There are many quality foods out there and alot will depend on what your dog likes and how she does on it. The great dane lady has a very informative website (www.greatdanelady.com) about nutrition and health. She is a very well respected canine nutritionist. Some of the quality foods out there are Canidae, Eagle Pack HOLISTIC, Natures Variety Wellness, Innova just to name some off the top of my head. Also if you wanted a dehydrated raw there is The Honest Kitchen. My girls were never on grain free until they were adults and, even now, I try to rotate them onto other foods with grains.
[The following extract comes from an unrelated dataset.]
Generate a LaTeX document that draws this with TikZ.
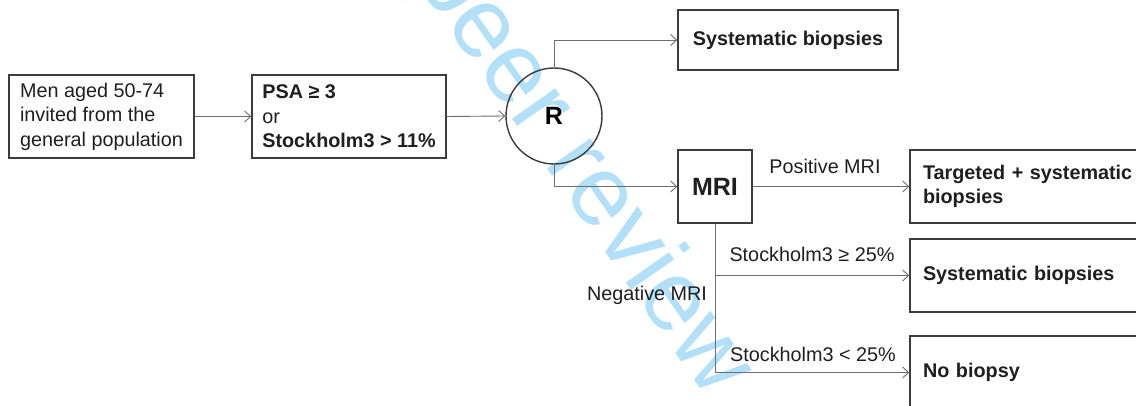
\documentclass[tikz,border=0pt]{standalone}
\usepackage{fontspec}
\setmainfont{Liberation Sans}
\usetikzlibrary{arrows.meta}
\definecolor{wmblue}{RGB}{178,224,248}
\definecolor{boxline}{RGB}{60,60,60}
\definecolor{connline}{RGB}{110,110,110}
\begin{document}
\begin{tikzpicture}[x=1pt,y=-1pt,
  txt/.style={font=\fontsize{19.8}{24.5}\selectfont, text=black!88},
  lbl/.style={txt, inner sep=0pt},
  box/.style={txt, draw=boxline, line width=1.4pt, inner sep=0pt, align=left, rectangle},
  rbox/.style={box, minimum width=240pt, minimum height=73pt, text width=214pt,
    font=\fontsize{19.8}{24.5}\selectfont\bfseries},
  conn/.style={draw=connline, line width=0.9pt, -{Straight Barb[length=6pt,width=11pt]}},
  wm/.style={text=wmblue, font=\fontsize{100}{100}\selectfont, inner sep=0pt}
]
\useasboundingbox (0,0) rectangle (1136,406);
\clip (0,0) rectangle (1136,406);
\fill[white] (0,0) rectangle (1136,406);
% watermark
\node[wm, rotate=-55] (wmk) at (531,101) {For peer review};
% nodes
\node[box, minimum width=185pt, minimum height=83pt] (men) at (101.5,116.5)
  {Men aged 50-74\\invited from the\\general population};
\node[box, minimum width=194pt, minimum height=83pt] (psa) at (349,116.5)
  {\textbf{PSA ≥ 3}\\or\\\textbf{Stockholm3 > 11\%}};
\node[draw=boxline, line width=1.4pt, circle, minimum size=96pt, inner sep=0pt,
  font=\fontsize{25}{25}\selectfont\bfseries] (r) at (554,116) {R};
\node[box, minimum width=220pt, minimum height=60pt, font=\fontsize{19.8}{24.5}\selectfont\bfseries] (sysa) at (788,40)
  {Systematic biopsies};
\node[box, minimum width=74pt, minimum height=73pt, align=center, font=\fontsize{25}{25}\selectfont\bfseries] (mri) at (715,186.5) {MRI};
\node[rbox] (targ) at (1030,186.5) {Targeted + systematic\\biopsies};
\node[rbox] (sysb) at (1030,275.5) {Systematic biopsies};
\node[rbox] (nob) at (1030,372.5) {No biopsy};
% labels
\node[lbl] (lpos) at (825,166) {Positive MRI};
\node[lbl] (lhi) at (812,254) {Stockholm3 ≥ 25\%};
\node[lbl] (lneg) at (647,295) {Negative MRI};
\node[lbl] (llo) at (813,354) {Stockholm3 < 25\%};
% connectors
\draw[conn] (men.east) -- (psa.west);
\draw[conn] (psa.east) -- (r.west);
\draw[conn] (r.north) |- (sysa.west);
\draw[conn] (r.south) |- (mri.west);
\draw[conn] (mri.east) -- (targ.west);
\draw[conn] (mri.south) |- (nob.west);
\draw[conn] (mri.south |- sysb.west) -- (sysb.west);
\end{tikzpicture}
\end{document}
I use Eagle Pack Holistic duck with Cody and he's really thrived with this. The goldens eat EVO rotated with Innova large breed adult, and some of the Wellness products.
If I were in your shoes, I think I would try NV with grains while she is so young. JMHO


----------



## f4string (Jul 17, 2008)

Ok, I read a whole bunch on The Great Dane Lady's website and I'm definatley going with grains for now. She also recomended Eagle Pack Large Breed Puppy Formula, which I may try because my local pet store carries it at a resonable price. So, thanks for the info and the link!! Big help!


----------



## Bock (Jun 23, 2008)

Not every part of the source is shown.